Records with drawing code:
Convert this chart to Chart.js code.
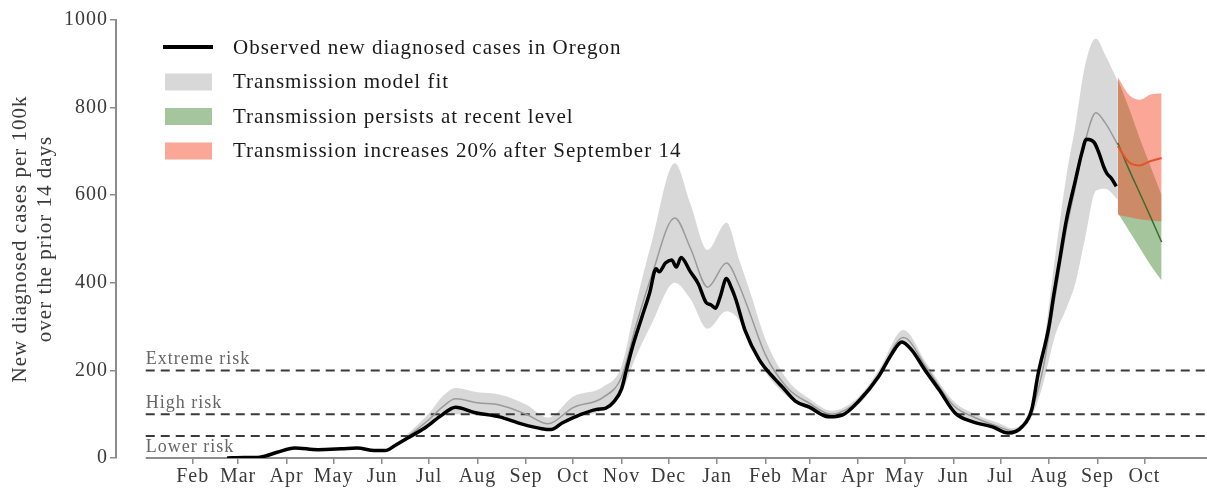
<!DOCTYPE html>
<html>
<head>
<meta charset="utf-8">
<script src="https://cdn.jsdelivr.net/npm/chart.js@4/dist/chart.umd.min.js"></script>
<style>
  html, body { margin: 0; padding: 0; background: #fff; }
  canvas { display: block; }
</style>
</head>
<body>
<canvas id="oregonChart" width="1207" height="490"></canvas>
<script>
// observed 14-day case rate per 100k
const obsDates = ['2020-02-23','2020-03-05','2020-03-15','2020-03-26','2020-04-06','2020-04-21','2020-05-06','2020-05-16','2020-05-27','2020-06-03',
  '2020-06-09','2020-06-17','2020-06-28','2020-07-08','2020-07-18','2020-07-30','2020-08-15','2020-08-29','2020-09-11','2020-09-17',
  '2020-09-24','2020-10-05','2020-10-16','2020-10-22','2020-10-27','2020-11-01','2020-11-04','2020-11-08','2020-11-14','2020-11-19',
  '2020-11-23','2020-11-25','2020-11-29','2020-12-03','2020-12-06','2020-12-09','2020-12-15','2020-12-20','2020-12-25','2020-12-28',
  '2020-12-31','2021-01-03','2021-01-07','2021-01-10','2021-01-13','2021-01-19','2021-01-28','2021-02-07','2021-02-11','2021-02-20',
  '2021-03-01','2021-03-13','2021-03-22','2021-04-02','2021-04-14','2021-04-23','2021-04-29','2021-05-05','2021-05-14','2021-05-23',
  '2021-06-02','2021-06-13','2021-06-26','2021-07-06','2021-07-15','2021-07-21','2021-07-25','2021-08-01','2021-08-04','2021-08-08',
  '2021-08-12','2021-08-18','2021-08-22','2021-08-25','2021-08-30','2021-09-02','2021-09-05','2021-09-07','2021-09-10','2021-09-13'];
const obsValues = [0, 1, 2, 13, 23, 19, 21, 23, 17, 17,
  28, 45, 68, 95, 116, 104, 94, 78, 67, 65,
  80, 98, 111, 114, 128, 158, 200, 254, 322, 378,
  432, 425, 445, 452, 436, 458, 425, 398, 355, 350,
  342, 368, 410, 390, 362, 290, 224, 180, 165, 130,
  116, 94, 98, 132, 185, 240, 265, 248, 200, 155,
  103, 83, 71, 57, 72, 110, 190, 300, 370, 455,
  540, 635, 696, 728, 720, 696, 665, 650, 638, 620];

// transmission model fit (mean and band)
const fitDates = ['2020-06-15','2020-07-01','2020-07-10','2020-07-18','2020-08-01','2020-08-15','2020-09-01','2020-09-15','2020-10-01','2020-10-20',
  '2020-11-01','2020-11-10','2020-11-20','2020-12-05','2020-12-15','2020-12-26','2021-01-07','2021-01-15','2021-01-22','2021-02-01',
  '2021-02-15','2021-03-01','2021-03-15','2021-04-01','2021-04-15','2021-04-30','2021-05-15','2021-06-01','2021-06-15','2021-07-01',
  '2021-07-08','2021-07-20','2021-07-28','2021-08-05','2021-08-12','2021-08-18','2021-08-24','2021-08-31','2021-09-06','2021-09-14'];
const fitMean = [42, 88, 118, 135, 126, 121, 100, 78, 115, 138,
  185, 300, 414, 548, 479, 390, 445, 395, 330, 235,
  160, 125, 100, 130, 195, 275, 205, 120, 92, 70,
  62, 100, 200, 370, 520, 620, 720, 788, 765, 715];
const fitUpper = [47, 102, 142, 160, 150, 145, 122, 92, 140, 162,
  210, 350, 490, 673, 580, 475, 537, 454, 380, 270,
  178, 135, 108, 138, 205, 292, 215, 130, 100, 78,
  68, 112, 240, 460, 640, 760, 895, 958, 920, 860];
const fitLower = [37, 74, 96, 100, 98, 92, 78, 64, 92, 110,
  150, 230, 305, 400, 363, 295, 335, 315, 260, 195,
  140, 110, 90, 120, 183, 260, 193, 105, 82, 62,
  55, 88, 165, 280, 340, 400, 500, 610, 615, 590];

// projections after September 14
const projDates = ['2021-09-14','2021-09-21','2021-09-28','2021-10-05','2021-10-12'];
const persistMean = [719, 660, 605, 550, 493];
const persistUpper = [865, 800, 730, 665, 600];
const persistLower = [560, 520, 480, 440, 405];
const increaseMean = [712, 676, 668, 678, 685];
const increaseUpper = [870, 830, 818, 830, 833];
const increaseLower = [555, 550, 545, 542, 540];

// risk thresholds
const riskLevels = [200, 100, 50];
const riskLabels = ['Extreme risk', 'High risk', 'Lower risk'];

// axis ticks
const monthTicks = ['2020-02-01','2020-03-01','2020-04-01','2020-05-01','2020-06-01','2020-07-01','2020-08-01','2020-09-01','2020-10-01','2020-11-01',
  '2020-12-01','2021-01-01','2021-02-01','2021-03-01','2021-04-01','2021-05-01','2021-06-01','2021-07-01','2021-08-01','2021-09-01','2021-10-01'];
const monthLabels = ['Feb','Mar','Apr','May','Jun','Jul','Aug','Sep','Oct','Nov','Dec','Jan','Feb','Mar','Apr','May','Jun','Jul','Aug','Sep','Oct'];
const yTicks = [0, 200, 400, 600, 800, 1000];

const legendLabels = ['Observed new diagnosed cases in Oregon', 'Transmission model fit',
  'Transmission persists at recent level', 'Transmission increases 20% after September 14'];

const xStart = '2019-12-14';
const xAxisStart = '2020-01-02';
const xEnd = '2021-11-10';

const ORIGIN = Date.parse('2020-02-01');
function dayNum(s) { return (Date.parse(s) - ORIGIN) / 86400000; }
function pts(dates, vals) { return dates.map((d, i) => ({ x: dayNum(d), y: vals[i] })); }

const FONT = "'Liberation Serif', 'Times New Roman', serif";
const GREY_FILL = 'rgba(190,190,190,0.6)';
const GREEN_FILL = 'rgba(76,140,60,0.5)';
const RED_FILL = 'rgba(245,80,50,0.5)';

function band(dates, upper, lower, color, order) {
  return [
    { data: pts(dates, upper), borderWidth: 0, pointRadius: 0, fill: '+1', backgroundColor: color, order: order, cubicInterpolationMode: 'monotone' },
    { data: pts(dates, lower), borderWidth: 0, pointRadius: 0, fill: false, order: order, cubicInterpolationMode: 'monotone' }
  ];
}

const riskSets = riskLevels.map(v => ({
  data: [{ x: dayNum(xAxisStart), y: v }, { x: dayNum(xEnd), y: v }],
  borderColor: '#3a3a3a', borderWidth: 2, borderDash: [9, 6], pointRadius: 0, fill: false, order: 5
}));

// extra drawing: wider letter spacing, x spine, risk labels, legend
const decorPlugin = {
  id: 'decor',
  beforeLayout(chart) { chart.ctx.letterSpacing = '1px'; },
  beforeDraw(chart) { chart.ctx.letterSpacing = '1px'; },
  beforeDatasetsDraw(chart) {
    const ctx = chart.ctx, xs = chart.scales.x, ys = chart.scales.y;
    ctx.save();
    ctx.strokeStyle = '#8c8c8c';
    ctx.lineWidth = 2;
    ctx.beginPath();
    ctx.moveTo(xs.getPixelForValue(dayNum(xAxisStart)), ys.getPixelForValue(0));
    ctx.lineTo(chart.chartArea.right, ys.getPixelForValue(0));
    ctx.stroke();
    ctx.restore();
  },
  afterDatasetsDraw(chart) {
    const ctx = chart.ctx, xs = chart.scales.x, ys = chart.scales.y;
    ctx.save();
    ctx.font = '18px ' + FONT;
    ctx.fillStyle = '#666';
    ctx.textAlign = 'left';
    const x0 = xs.getPixelForValue(dayNum(xAxisStart));
    riskLevels.forEach((v, i) => {
      const y = ys.getPixelForValue(v);
      // the lowest label sits just under its line
      if (i === riskLevels.length - 1) {
        ctx.textBaseline = 'top';
        ctx.fillText(riskLabels[i], x0, y + 2);
      } else {
        ctx.textBaseline = 'alphabetic';
        ctx.fillText(riskLabels[i], x0, y - 6);
      }
    });
    ctx.restore();
  },
  afterDraw(chart) {
    const ctx = chart.ctx;
    const swatches = [
      { type: 'line', color: '#000' },
      { type: 'box', color: GREY_FILL },
      { type: 'box', color: GREEN_FILL },
      { type: 'box', color: RED_FILL }
    ];
    ctx.save();
    ctx.font = '21px ' + FONT;
    ctx.textBaseline = 'middle';
    ctx.textAlign = 'left';
    legendLabels.forEach((txt, i) => {
      const y = 47 + i * 34.5;
      const s = swatches[i];
      if (s.type === 'line') {
        ctx.strokeStyle = s.color;
        ctx.lineWidth = 4;
        ctx.beginPath();
        ctx.moveTo(163, y);
        ctx.lineTo(213, y);
        ctx.stroke();
      } else {
        ctx.fillStyle = s.color;
        ctx.fillRect(165, y - 8, 47, 17);
      }
      ctx.fillStyle = '#1a1a1a';
      ctx.fillText(txt, 233, y + 1);
    });
    ctx.restore();
  }
};

document.addEventListener('DOMContentLoaded', function() {
  const ctx = document.getElementById('oregonChart').getContext('2d');

  const datasets = [
    { data: pts(obsDates, obsValues), borderColor: '#000', borderWidth: 3.5, pointRadius: 0, fill: false, order: 0, cubicInterpolationMode: 'monotone' },
    { data: pts(projDates, increaseMean), borderColor: '#e4532c', borderWidth: 2, pointRadius: 0, fill: false, order: 1, cubicInterpolationMode: 'monotone' },
    { data: pts(projDates, persistMean), borderColor: '#3d6a33', borderWidth: 1.5, pointRadius: 0, fill: false, order: 1, cubicInterpolationMode: 'monotone' },
    ...band(projDates, increaseUpper, increaseLower, RED_FILL, 2),
    ...band(projDates, persistUpper, persistLower, GREEN_FILL, 3),
    { data: pts(fitDates, fitMean), borderColor: '#9a9a9a', borderWidth: 1.5, pointRadius: 0, fill: false, order: 4, cubicInterpolationMode: 'monotone' },
    ...riskSets,
    ...band(fitDates, fitUpper, fitLower, GREY_FILL, 6)
  ];

  new Chart(ctx, {
    type: 'line',
    data: { datasets: datasets },
    options: {
      responsive: false,
      devicePixelRatio: 1,
      animation: false,
      layout: { padding: { top: 20, left: 0, right: 0, bottom: 0 } },
      plugins: { legend: { display: false }, tooltip: { enabled: false } },
      scales: {
        x: {
          type: 'linear',
          min: dayNum(xStart),
          max: dayNum(xEnd),
          afterBuildTicks: (scale) => { scale.ticks = monthTicks.map(d => ({ value: dayNum(d) })); },
          afterFit: (scale) => { scale.height = 32; },
          ticks: {
            autoSkip: false, maxRotation: 0, padding: 1,
            color: '#3a3a3a', font: { family: FONT, size: 20 },
            callback: (v, i) => monthLabels[i]
          },
          grid: { display: true, drawOnChartArea: false, drawTicks: true, tickLength: 6, color: '#8c8c8c', lineWidth: 1.5 },
          border: { display: false }
        },
        y: {
          min: 0, max: 1000,
          afterBuildTicks: (scale) => { scale.ticks = yTicks.map(v => ({ value: v })); },
          afterFit: (scale) => { scale.width = 116; },
          ticks: { padding: 2, color: '#3a3a3a', font: { family: FONT, size: 20 }, callback: (v) => String(v) },
          grid: { display: true, drawOnChartArea: false, drawTicks: true, tickLength: 6, color: '#8c8c8c', lineWidth: 1.5 },
          border: { display: true, color: '#8c8c8c', width: 2 },
          title: {
            display: true,
            text: ['New diagnosed cases per 100k', 'over the prior 14 days'],
            color: '#3a3a3a',
            font: { family: FONT, size: 21, lineHeight: 1.2 },
            padding: { top: 8, bottom: 0 }
          }
        }
      }
    },
    plugins: [decorPlugin]
  });
});
</script>
</body>
</html>
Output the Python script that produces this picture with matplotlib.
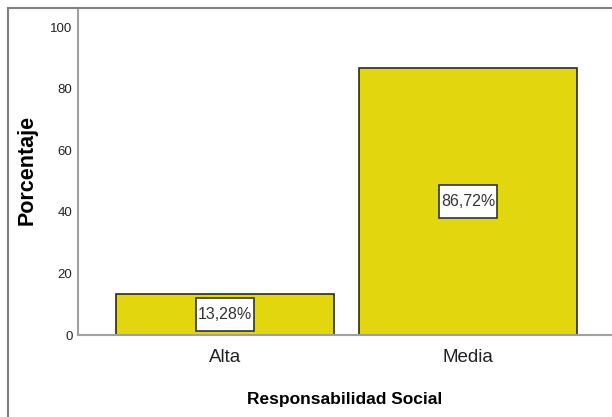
import matplotlib.pyplot as plt
from matplotlib.patches import Rectangle

categorias = ['Alta', 'Media']
porcentajes = [13.28, 86.72]
etiquetas = ['13,28%', '86,72%']
yticks = [0, 20, 40, 60, 80, 100]

plt.rcParams['font.family'] = ['Liberation Sans', 'DejaVu Sans']

fig = plt.figure(figsize=(6.12, 4.17), dpi=100)
W, H = 612, 417

# outer chart frame (cut off at right and bottom like the reference)
fig.patches.append(Rectangle((8 / W, -0.1), 1.2, 1 - 8 / H + 0.1, transform=fig.transFigure,
                             fill=False, edgecolor='#808080', lw=1.5))

ax = fig.add_axes([78 / W, 1 - 335 / H, 1 - 78 / W, (335 - 8) / H])
x = range(len(categorias))
bars = ax.bar(x, porcentajes, width=0.9, color='#e2d60f', edgecolor='#2b2b1b', lw=1.2, zorder=2)

# value labels in white boxes, centred in each bar
bw, bh = 0.24, 10.8
for i, b in enumerate(bars):
    cx = b.get_x() + b.get_width() / 2
    cy = porcentajes[i] / 2
    ax.add_patch(Rectangle((cx - bw / 2, cy - bh / 2), bw, bh, fc='white', ec='#333333',
                           lw=1.2, zorder=3))
    ax.text(cx, cy, etiquetas[i], ha='center', va='center', fontsize=11.5,
            color='#333333', zorder=4)

ax.set_xlim(-0.605, 1.593)
ax.set_ylim(0, 106.2)
ax.set_xticks(list(x))
ax.set_xticklabels(categorias, fontsize=13.5, color='#222222')
ax.set_yticks(yticks)
ax.set_yticklabels([str(v) for v in yticks], fontsize=9.5, color='#222222')
ax.tick_params(length=0)
ax.tick_params(axis='y', pad=4)
ax.tick_params(axis='x', pad=10)

for s in ['top', 'right']:
    ax.spines[s].set_visible(False)
for s in ['left', 'bottom']:
    ax.spines[s].set_color('#a0a0a0')
    ax.spines[s].set_linewidth(1.5)

ax.set_ylabel('Porcentaje', fontsize=15.5, fontweight='bold')
ax.yaxis.label.set_va('center')
ax.yaxis.set_label_coords(-0.0955, 0.505)
ax.set_xlabel('Responsabilidad Social', fontsize=12.5, fontweight='bold')
ax.xaxis.label.set_va('center')
ax.xaxis.set_label_coords(0.5, -0.196)

fig.savefig('out.png', dpi=100)
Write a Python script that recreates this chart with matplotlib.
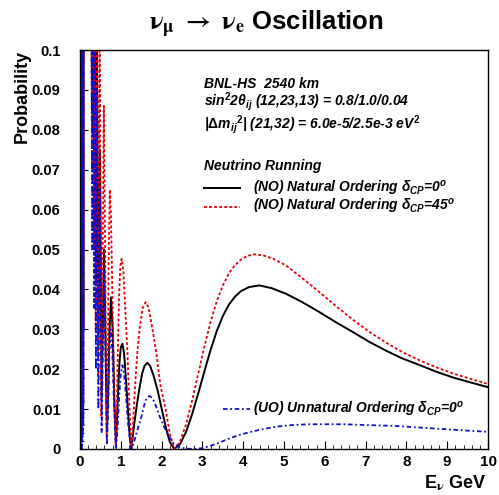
import matplotlib
matplotlib.use("Agg")
import matplotlib.pyplot as plt

plt.rcParams['font.family'] = ['Liberation Sans', 'DejaVu Sans']
plt.rcParams['font.weight'] = 'bold'
plt.rcParams['mathtext.fontset'] = 'custom'
plt.rcParams['mathtext.rm'] = 'Liberation Sans:bold'
plt.rcParams['mathtext.it'] = 'Liberation Sans:italic:bold'
plt.rcParams['mathtext.bf'] = 'Liberation Sans:bold'

# (NO) natural ordering, delta_CP = 0
e_no0 = [0.004, 0.010, 0.016, 0.022, 0.028, 0.034, 0.040, 0.046, 0.052, 0.058,
         0.064, 0.070, 0.076, 0.082, 0.088, 0.10, 0.20, 0.27,
         0.30, 0.32, 0.345, 0.365, 0.39, 0.415, 0.45, 0.49, 0.53, 0.59,
         0.66, 0.69, 0.72, 0.76, 0.80, 0.84, 0.88,
         0.91, 0.94, 0.97, 1.00, 1.04, 1.08, 1.13, 1.18, 1.22, 1.26,
         1.33, 1.40, 1.45, 1.52, 1.58, 1.65, 1.72, 1.80, 1.90, 2.00, 2.10, 2.20, 2.31,
         2.45, 2.60, 2.75, 2.90, 3.05, 3.20, 3.35, 3.50, 3.65, 3.80, 3.95, 4.15, 4.40,
         4.70, 5.05, 5.45, 5.87, 6.30, 6.69, 7.10, 7.51, 7.90, 8.33, 8.75, 9.15, 9.60, 10.0]
p_no0 = [0.15, 0.030, 0.15, 0.025, 0.15, 0.020, 0.15, 0.018, 0.15, 0.0165,
         0.15, 0.020, 0.15, 0.030, 0.15, 0.20, 0.25, 0.13,
         0.084, 0.13, 0.070, 0.12, 0.041, 0.105, 0.025, 0.075, 0.013, 0.050,
         0.0043, 0.014, 0.029, 0.038, 0.030, 0.013, 0.0013,
         0.008, 0.016, 0.022, 0.0255, 0.0264, 0.024, 0.017, 0.009, 0.003, 0.0,
         0.0064, 0.0115, 0.0148, 0.0188, 0.0208, 0.0216, 0.0208, 0.0185, 0.0148, 0.0102, 0.0056, 0.0018, 0.0,
         0.0012, 0.0043, 0.0088, 0.0140, 0.0195, 0.0248, 0.0295, 0.0333, 0.0362, 0.0382, 0.0396, 0.0406, 0.041,
         0.0403, 0.0389, 0.0368, 0.0343, 0.0316, 0.0293, 0.0268, 0.0246, 0.0227, 0.021, 0.0193, 0.0179, 0.0166, 0.0155]

# (NO) natural ordering, delta_CP = 45
e_no45 = [0.004, 0.010, 0.016, 0.022, 0.028, 0.034, 0.040, 0.046, 0.052, 0.058,
          0.064, 0.070, 0.076, 0.082, 0.088, 0.10, 0.20, 0.27,
          0.295, 0.315, 0.34, 0.36, 0.385, 0.41, 0.445, 0.48, 0.525, 0.585,
          0.655, 0.68, 0.70, 0.73, 0.76, 0.80, 0.84, 0.88,
          0.905, 0.93, 0.96, 0.99, 1.02, 1.06, 1.11, 1.16, 1.21, 1.26,
          1.30, 1.33, 1.37, 1.41, 1.47, 1.54, 1.61, 1.68, 1.76, 1.86, 1.97, 2.10, 2.20, 2.31,
          2.45, 2.60, 2.75, 2.90, 3.05, 3.20, 3.35, 3.50, 3.65, 3.80, 3.95, 4.10, 4.28,
          4.50, 4.75, 5.05, 5.45, 5.87, 6.30, 6.69, 7.10, 7.51, 7.90, 8.33, 8.75, 9.15, 9.60, 10.0]
p_no45 = [0.15, 0.010, 0.15, 0.006, 0.15, 0.004, 0.15, 0.003, 0.15, 0.005,
          0.15, 0.008, 0.15, 0.012, 0.15, 0.20, 0.25, 0.15,
          0.070, 0.14, 0.050, 0.13, 0.030, 0.12, 0.018, 0.11, 0.008, 0.086,
          0.003, 0.018, 0.045, 0.065, 0.058, 0.035, 0.012, 0.0003,
          0.012, 0.026, 0.039, 0.046, 0.0477, 0.045, 0.035, 0.0248, 0.011, 0.0,
          0.006, 0.0123, 0.019, 0.0248, 0.031, 0.0355, 0.0368, 0.0355, 0.031, 0.0248, 0.016, 0.0098, 0.004, 0.0,
          0.0018, 0.0062, 0.0122, 0.0190, 0.0257, 0.0318, 0.0370, 0.0410, 0.0440, 0.0461, 0.0475, 0.0484, 0.0488,
          0.0485, 0.0476, 0.046, 0.0428, 0.0393, 0.0356, 0.0324, 0.0293, 0.0266, 0.0243, 0.0222, 0.0204, 0.0189, 0.0175, 0.0163]

# (UO) unnatural ordering, delta_CP = 0
e_uo = [0.004, 0.010, 0.016, 0.022, 0.028, 0.034, 0.040, 0.046, 0.052, 0.058,
        0.064, 0.070, 0.076, 0.082, 0.088, 0.10, 0.20, 0.27,
        0.30, 0.32, 0.345, 0.365, 0.39, 0.42, 0.45, 0.49, 0.53, 0.59,
        0.66, 0.69, 0.72, 0.75, 0.79, 0.83, 0.88,
        0.92, 0.96, 1.00, 1.04, 1.08, 1.13, 1.19, 1.26,
        1.34, 1.42, 1.49, 1.56, 1.63, 1.70, 1.78, 1.86, 1.94, 2.05, 2.19, 2.31,
        2.45, 2.60, 2.80, 3.00, 3.20, 3.42, 3.65, 3.90, 4.15, 4.40, 4.80, 5.20,
        5.60, 6.00, 6.50, 7.00, 7.70, 8.30, 8.90, 9.50, 10.0]
p_uo = [0.15, 0.002, 0.15, 0.0, 0.15, 0.001, 0.15, 0.0, 0.15, 0.002,
        0.15, 0.004, 0.15, 0.006, 0.15, 0.20, 0.25, 0.14,
        0.050, 0.13, 0.035, 0.12, 0.020, 0.09, 0.010, 0.065, 0.004, 0.045,
        0.001, 0.010, 0.024, 0.030, 0.025, 0.012, 0.0,
        0.005, 0.013, 0.019, 0.021, 0.019, 0.013, 0.005, 0.0,
        0.0023, 0.0052, 0.0075, 0.0105, 0.0127, 0.0133, 0.0127, 0.0108, 0.0085, 0.0058, 0.003, 0.0012,
        0.0004, 0.0001, 0.0, 0.0002, 0.0008, 0.0016, 0.0026, 0.0035, 0.0042, 0.0048, 0.0056, 0.006,
        0.0062, 0.0062, 0.0062, 0.006, 0.0058, 0.0054, 0.005, 0.0046, 0.0043]

x_ticks = [0, 1, 2, 3, 4, 5, 6, 7, 8, 9, 10]
y_ticks = [0, 0.01, 0.02, 0.03, 0.04, 0.05, 0.06, 0.07, 0.08, 0.09, 0.1]
y_tick_labels = ['0', '0.01', '0.02', '0.03', '0.04', '0.05', '0.06', '0.07', '0.08', '0.09', '0.1']

RED = '#e8000b'
BLUE = '#1010c8'
RED_LS = (0, (1.6, 1.2))
BLUE_LS = (0, (2.5, 1.5, 1, 1.5))

fig = plt.figure(figsize=(4.99, 4.95), dpi=100)
ax = fig.add_axes([80/499, 1 - 449/495, 408/499, 399/495])

ax.plot(e_no0, p_no0, color='black', lw=1.4, solid_joinstyle='round')
ax.plot(e_no45, p_no45, color=RED, lw=1.3, linestyle=RED_LS)
ax.plot(e_uo, p_uo, color=BLUE, lw=1.3, linestyle=BLUE_LS)

ax.set_xlim(0, 10)
ax.set_ylim(0, 0.1)
ax.set_xticks(x_ticks)
ax.set_xticklabels([str(t) for t in x_ticks])
ax.set_yticks(y_ticks)
ax.set_yticklabels(y_tick_labels)
ax.set_xticks([i * 0.2 for i in range(51)], minor=True)
ax.set_yticks([i * 0.002 for i in range(51)], minor=True)
ax.tick_params(which='both', direction='in', top=False, right=False)
ax.tick_params(which='major', length=6, width=0.8)
ax.tick_params(which='minor', length=3, width=0.6)
ax.tick_params(axis='x', labelsize=11, pad=4)
ax.tick_params(axis='y', labelsize=10.5, pad=14)
for lab in ax.get_xticklabels() + ax.get_yticklabels():
    lab.set_fontweight('bold')
for s in ax.spines.values():
    s.set_linewidth(1.0)

# title and axis titles
fig.text(0.533, 0.950, r"$\mathrm{\nu_{\mu}\ \rightarrow\ \nu_{e}}$ Oscillation",
         ha='center', va='center', fontsize=18.5, fontweight='bold', math_fontfamily='stix')
fig.text(0.044, 1 - 50/495, 'Probability', rotation=90, ha='center', va='top',
         fontsize=13, fontweight='bold')
fig.text(487/499, 1 - 483/495, r"E$_{\mathrm{\nu}}$ GeV", ha='right', va='center',
         fontsize=13, fontweight='bold', math_fontfamily='stix')

# annotations
tkw = dict(transform=ax.transAxes, fontsize=10, fontweight='bold', style='italic',
           va='center', ha='left')
ax.text(0.304, 0.916, 'BNL-HS  2540 km', **tkw)
ax.text(0.304, 0.870, r"sin$^{2}$2$\theta_{ij}$ (12,23,13) = 0.8/1.0/0.04", **tkw)
ax.text(0.304, 0.814, r"|$\Delta$m$_{ij}$$^{2}$| (21,32) = 6.0e-5/2.5e-3 eV$^{2}$", **tkw)
ax.text(0.304, 0.709, 'Neutrino Running', **tkw)
ax.text(0.424, 0.654, r"(NO) Natural Ordering $\delta_{CP}$=0$^{o}$", **tkw)
ax.text(0.424, 0.607, r"(NO) Natural Ordering $\delta_{CP}$=45$^{o}$", **tkw)
ax.text(0.424, 0.100, r"(UO) Unnatural Ordering $\delta_{CP}$=0$^{o}$", **tkw)

ax.plot([0.304, 0.392], [0.654, 0.654], transform=ax.transAxes, color='black', lw=1.4)
ax.plot([0.304, 0.392], [0.607, 0.607], transform=ax.transAxes, color=RED, lw=1.3,
        linestyle=RED_LS)
ax.plot([0.350, 0.417], [0.100, 0.100], transform=ax.transAxes, color=BLUE, lw=1.3,
        linestyle=BLUE_LS)

fig.savefig('out.png', dpi=100)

Exercise prompt
The lines you need run from the one containing "Write a Python" down to the one containing "0.0179, 0.0166, 0.0155]"; print them exactly, both ends included, and leave out pictures.

Result for this exercise
Write a Python script that recreates this chart with matplotlib.
import matplotlib
matplotlib.use("Agg")
import matplotlib.pyplot as plt

plt.rcParams['font.family'] = ['Liberation Sans', 'DejaVu Sans']
plt.rcParams['font.weight'] = 'bold'
plt.rcParams['mathtext.fontset'] = 'custom'
plt.rcParams['mathtext.rm'] = 'Liberation Sans:bold'
plt.rcParams['mathtext.it'] = 'Liberation Sans:italic:bold'
plt.rcParams['mathtext.bf'] = 'Liberation Sans:bold'

# (NO) natural ordering, delta_CP = 0
e_no0 = [0.004, 0.010, 0.016, 0.022, 0.028, 0.034, 0.040, 0.046, 0.052, 0.058,
         0.064, 0.070, 0.076, 0.082, 0.088, 0.10, 0.20, 0.27,
         0.30, 0.32, 0.345, 0.365, 0.39, 0.415, 0.45, 0.49, 0.53, 0.59,
         0.66, 0.69, 0.72, 0.76, 0.80, 0.84, 0.88,
         0.91, 0.94, 0.97, 1.00, 1.04, 1.08, 1.13, 1.18, 1.22, 1.26,
         1.33, 1.40, 1.45, 1.52, 1.58, 1.65, 1.72, 1.80, 1.90, 2.00, 2.10, 2.20, 2.31,
         2.45, 2.60, 2.75, 2.90, 3.05, 3.20, 3.35, 3.50, 3.65, 3.80, 3.95, 4.15, 4.40,
         4.70, 5.05, 5.45, 5.87, 6.30, 6.69, 7.10, 7.51, 7.90, 8.33, 8.75, 9.15, 9.60, 10.0]
p_no0 = [0.15, 0.030, 0.15, 0.025, 0.15, 0.020, 0.15, 0.018, 0.15, 0.0165,
         0.15, 0.020, 0.15, 0.030, 0.15, 0.20, 0.25, 0.13,
         0.084, 0.13, 0.070, 0.12, 0.041, 0.105, 0.025, 0.075, 0.013, 0.050,
         0.0043, 0.014, 0.029, 0.038, 0.030, 0.013, 0.0013,
         0.008, 0.016, 0.022, 0.0255, 0.0264, 0.024, 0.017, 0.009, 0.003, 0.0,
         0.0064, 0.0115, 0.0148, 0.0188, 0.0208, 0.0216, 0.0208, 0.0185, 0.0148, 0.0102, 0.0056, 0.0018, 0.0,
         0.0012, 0.0043, 0.0088, 0.0140, 0.0195, 0.0248, 0.0295, 0.0333, 0.0362, 0.0382, 0.0396, 0.0406, 0.041,
         0.0403, 0.0389, 0.0368, 0.0343, 0.0316, 0.0293, 0.0268, 0.0246, 0.0227, 0.021, 0.0193, 0.0179, 0.0166, 0.0155]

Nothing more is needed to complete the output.